A lot of popular slogans of the past have not only lost their meaning and purpose due to a growing sense of nationhood, but became unacceptable in today’s Namibia. The struggle for Namibia was FOR freedom as an independent nation, while South Africans fought against apartheid.

But much worse than racial discrimination is the ethical discrimination and superiority of principle. It simply means that personal values above all else are paraded as the only standard under the cover of innocence and a pretence of general kindness.

Unfortunately the arrogant will never ponder the possibility of being wrong, but will always point an accusing finger at the honest, good, hard-working and law-abiding members of society.

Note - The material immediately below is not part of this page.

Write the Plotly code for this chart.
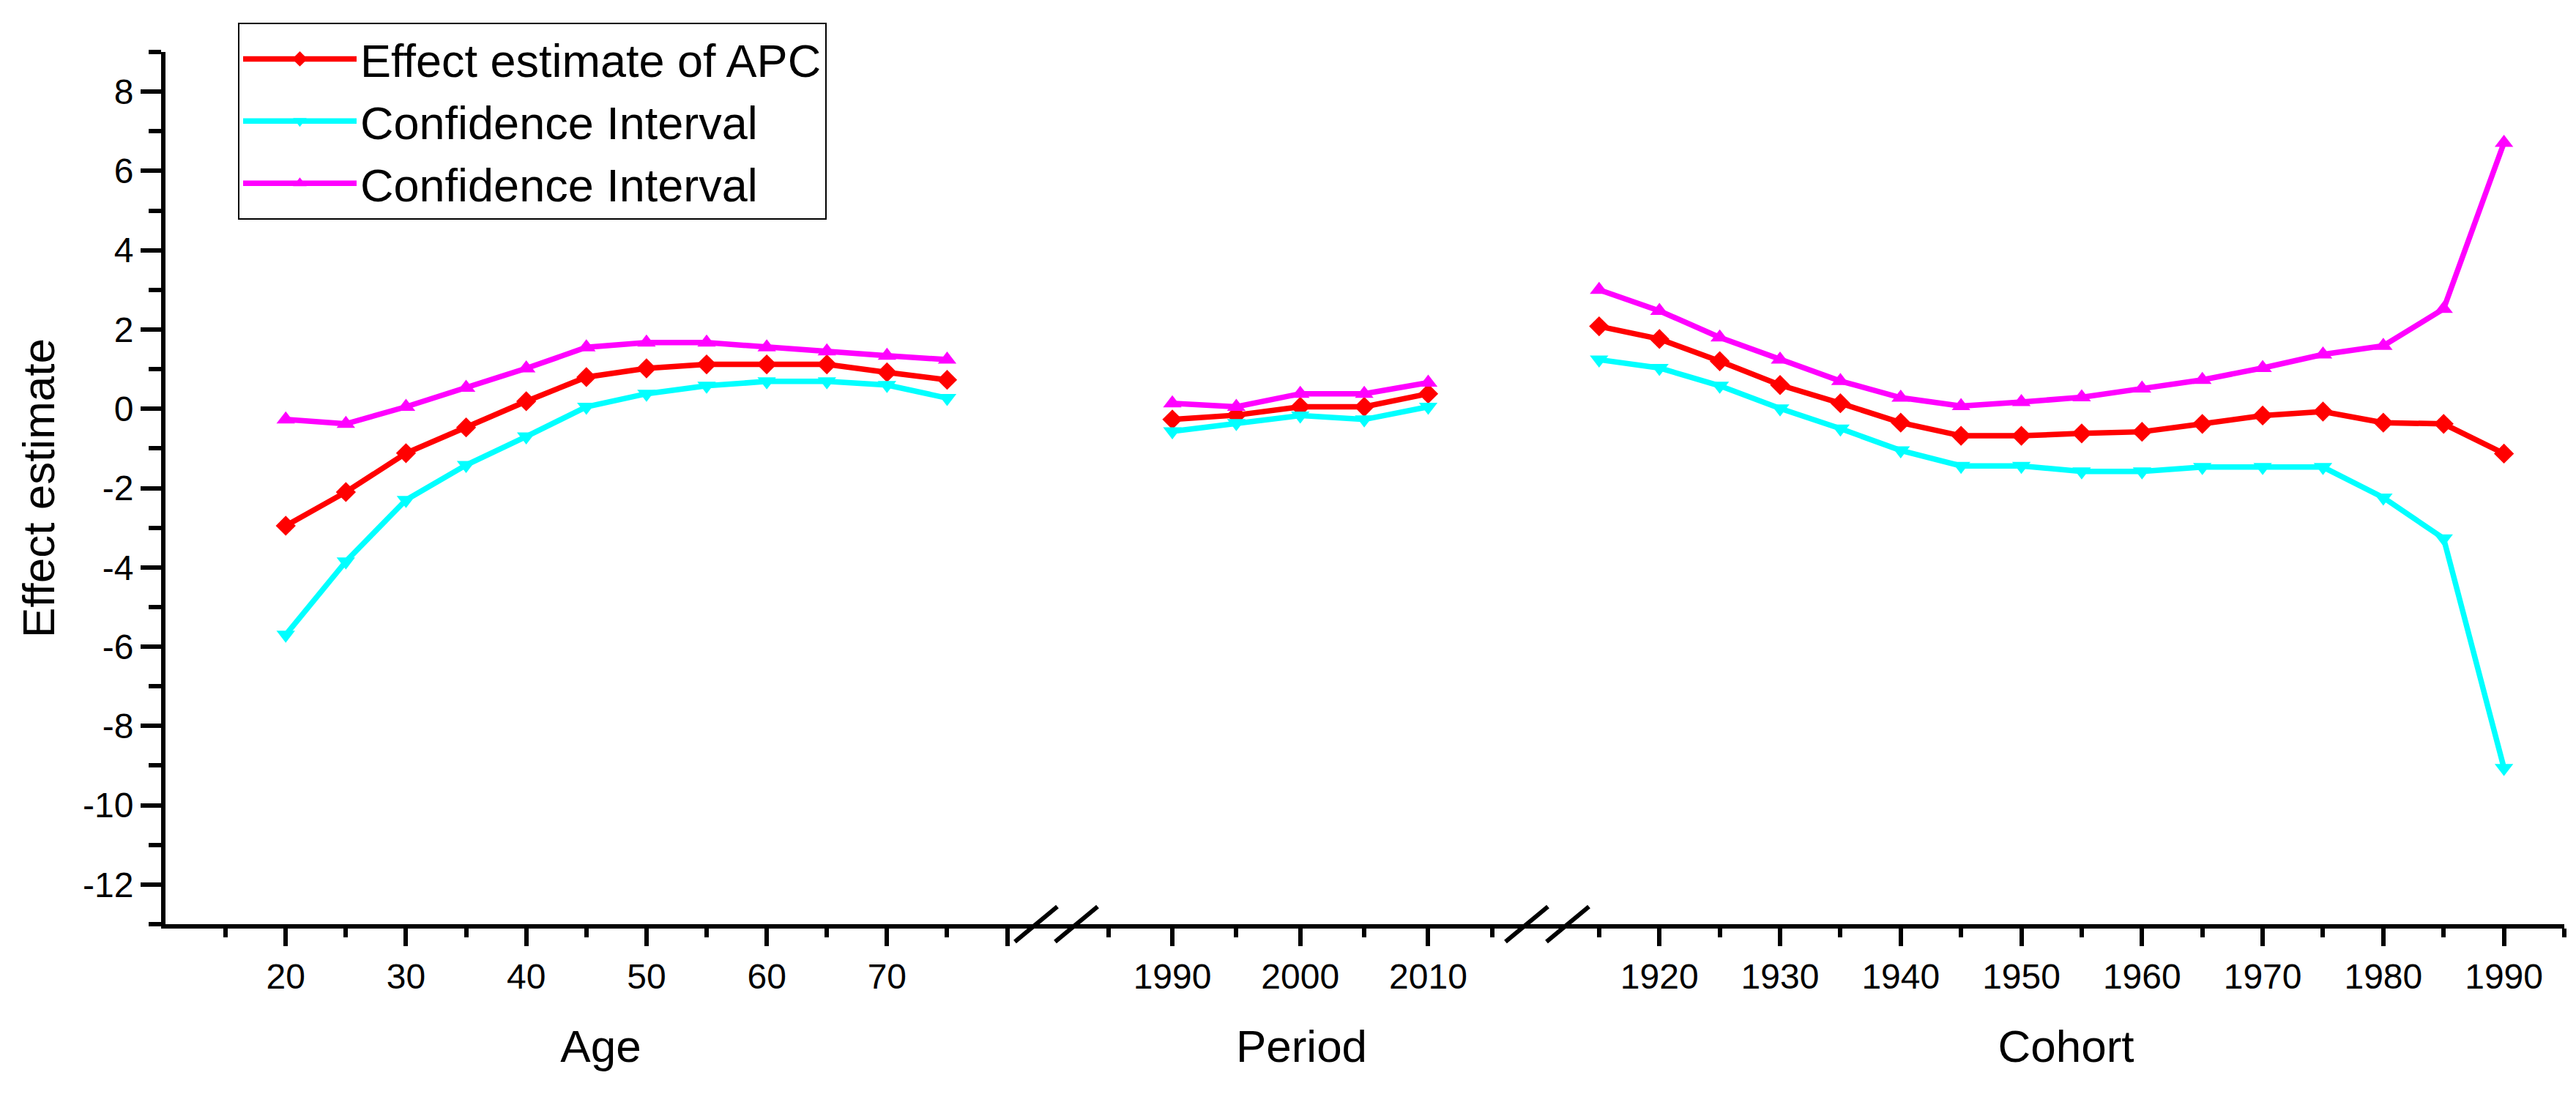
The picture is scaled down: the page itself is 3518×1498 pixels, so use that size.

The fact of Namibia is that nearly all Namibians from all walks of life are trying to do good by others and mean well. Most will always try again, not matter how many times they are disappointed or fail, because to be good far outstrips the desire to be evil.

Namibians are not going to make progress in establishing national and unshakeable core values as long as the absence of values are tolerated and contempt for human life of a few are casting a shadow of doubt on the decent and silent majority with core values.

Some of the most lasting traditions of Namibia that can rightly claim credit for peace and reconciliation is that everybody was brought up to love their neighbour. The generosity of a culture of care and share is legendary and as old as Namibian history itself.

There are communities where it is a taboo to send a stranger away without offering them something to drink or to eat and it is so important to their pride that they will share the last scrap with the most disagreeable of strangers.

In general, Namibians believe that a handshake is a bond and it is common to introduce people to each other where they shake hands on meeting.

Most Namibians are educated by their grandmothers and they revere their grandfathers as the protectors and the lions of the community. Grandmothers are still today bringing up more children than parents, because it is a norm and a fine tradition.

Namibians generally are accepting responsibility for their mistakes and additionally most are brought up that to apologise is not enough, but there is a price to pay and that damage must be repaired to heal wounds.

Most importantly, the weak of society must be protected and assisted.

The emergency rooms cannot be where the rivers of blood of women and children meet, and the police stations are the walls on which citizens pound their fist in despair because the animals caught are released to go on a continuous rampage.

In a society that took it upon itself to judge every next citizen and look for the worst there will be not justice left, because there will be no Namibian standard to hold them to.

To make matters worse, the minimum standard of almost every Namibian are accused of being too high, too harsh and too old-fashioned to be regarded as reasonable.

The biggest pain to bear is to see innocent people looking if they themselves are not guilty, or contributed in any way to the bad decisions and actions of others.

When the innocent feels guilty about the evil of others, the guilty first go free and then on a rampage.

Namibians must not lose their innocence, and let the guilty get amnesty.

Only then Namibia will be free, because it is just.